March 28, 2011

The President's Speech on Libya

I did not have a quick response to the president's address on Libya because, uh, I went to rugby practice instead of staying in the office to watch. Sorry. But I came home and listened to what the president had to say, and below is a list of some things that worked for me and some things that did not:

Things That Worked For Me:

  1. The part where he described the way in which we escalated our response. I liked how the president stressed the ways in which we escalated force in response to Gadhafi's actions. Careful escalation of force -- as opposed to some "all out, or nothing" nonsense -- is something I, or any other student of low-intensity conflict, can appreciate.
  2. The part where the president contrasted our speed of response in Libya (31 days) to the response to Bosnia in the 1990s (one year) was a particularly impressive thing to point out.
  3. The part where the president pointed out that we are not China. We cannot afford to remain who we are and take some detached, uber-realist view of the world. We do not just let atrocities happen. (Well, we do. But it's true that it offends Americans, in our psyche, to stand aside when atrocities are taking place.) Values matter to the United States -- even when our interests are unclear. We act on our perceived values and do not always take the kind of cold, calculating approach to things that some foreign policy analysts (myself, often, included) wish we would take.

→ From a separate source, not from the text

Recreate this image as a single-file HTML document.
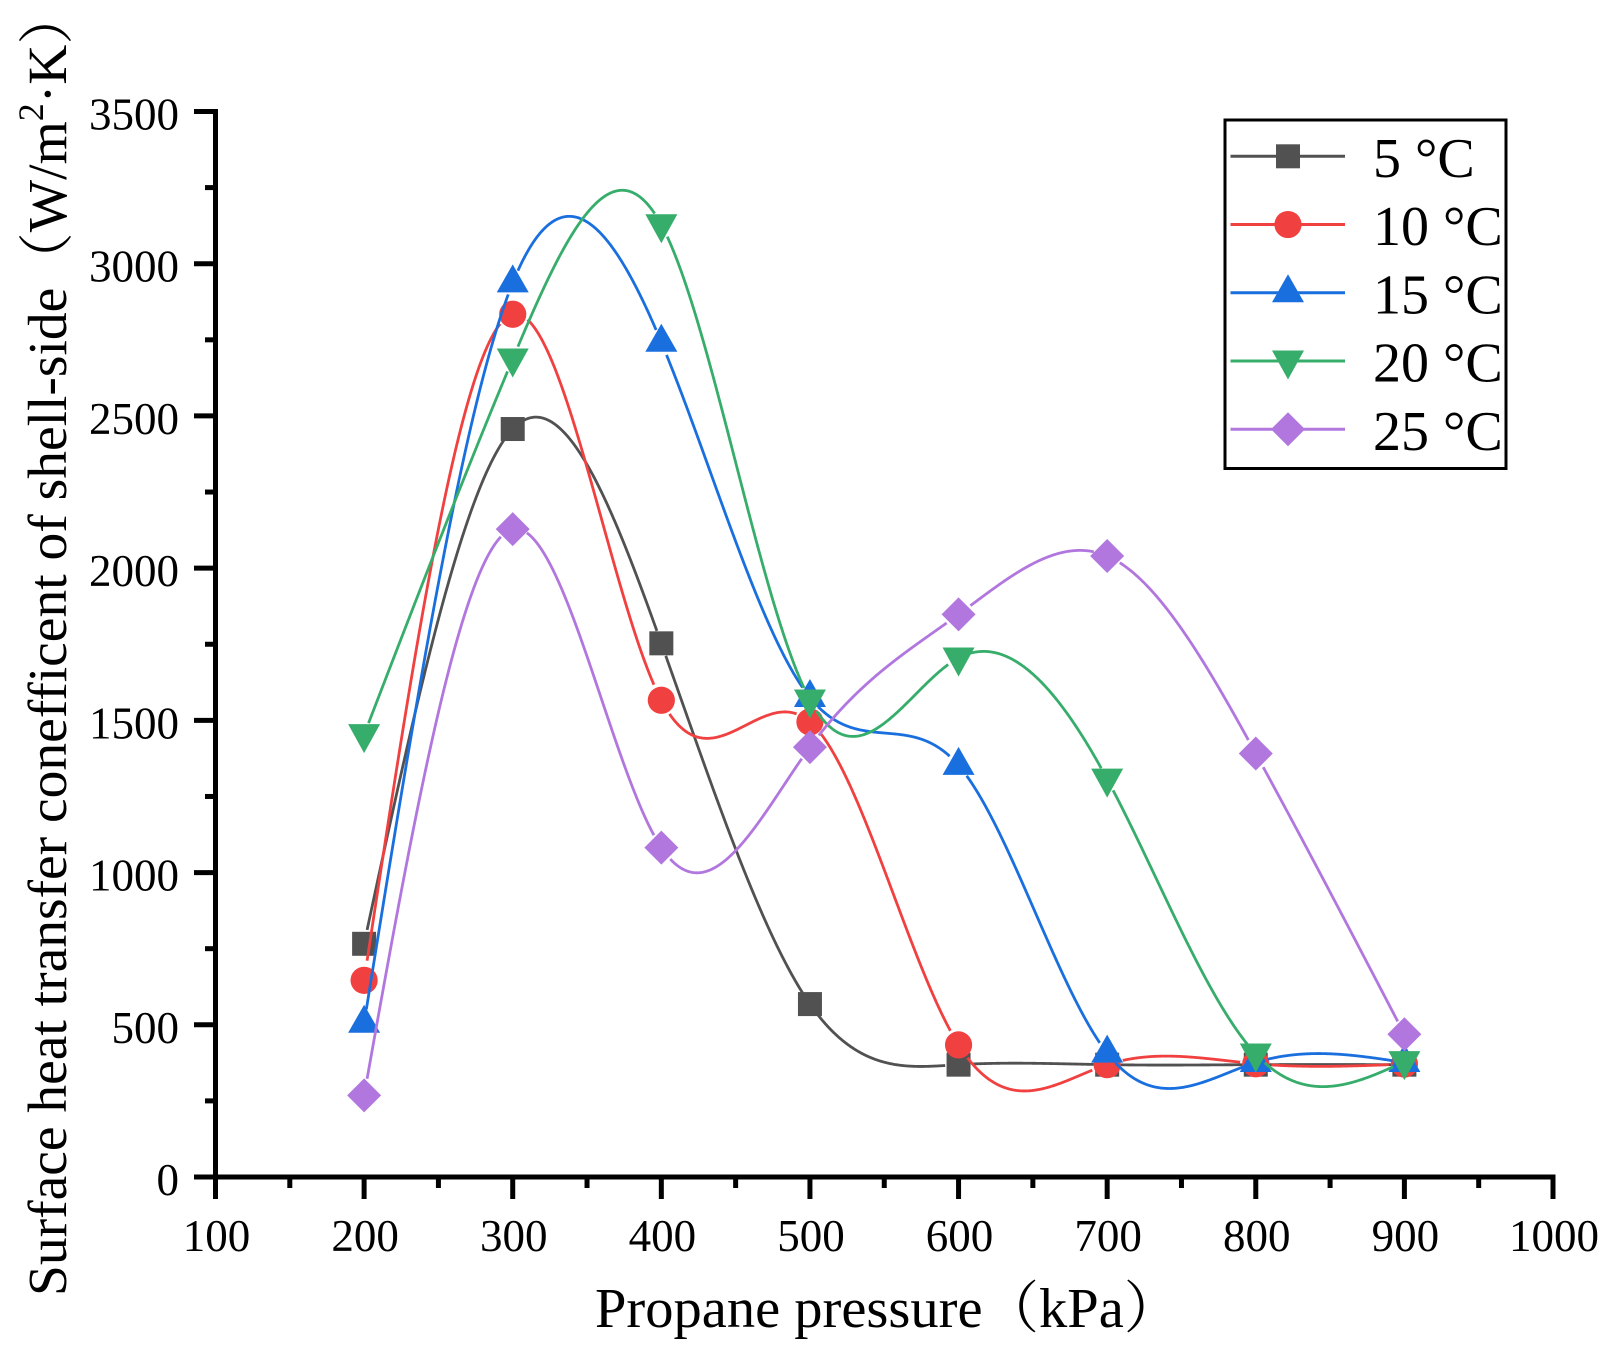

Things That Did Not Work For Me:

  1. Okay, Mr. President, you said Gadhafi should step down from power. And you clearly believe that. So is regime change our policy now? (If so, I'm with you. Just tell me.)
  2. The president articulated an incredibly broad conception of U.S. interests that basically reserves the right for the United States to intervene wherever we see appropriate. Granted, this president seems committed to building strong international support for any intervention, but still, I am scared to death by the prospect of a world-class military paired with humanitarian interventionists willing to use it wherever they see injustice in the world. Because no matter what else I end up doing in life, some part of me will always be that Ranger platoon leader in Iraq in the fall of 2003.
  3. Did anyone else want to know more about the cost of this intervention? Considering this intervention likely wiped out even the most draconian cuts envisioned by the Republicans in the House of Representatives, how the hell are we supposed to both carry out these kinds of military interventions and pay for them? You know what leadership is? Leadership is announcing to every American that their 2011 taxes will go up by $10 per person in order to pay for what we have done. Leadership is making sure people understand that in these times, you cannot have both guns and butter unless you are willing to pay for both.

Overall, though, I think the president did a good job tonight. I think the administration is heading in the direction Zack and I wrote about in our paper today. But the more I think about it, the more #3 makes me angry. There are opportunity costs involved in Libya -- as well as in Afghanistan, and Iraq -- that we still do not have the guts to talk about as a nation.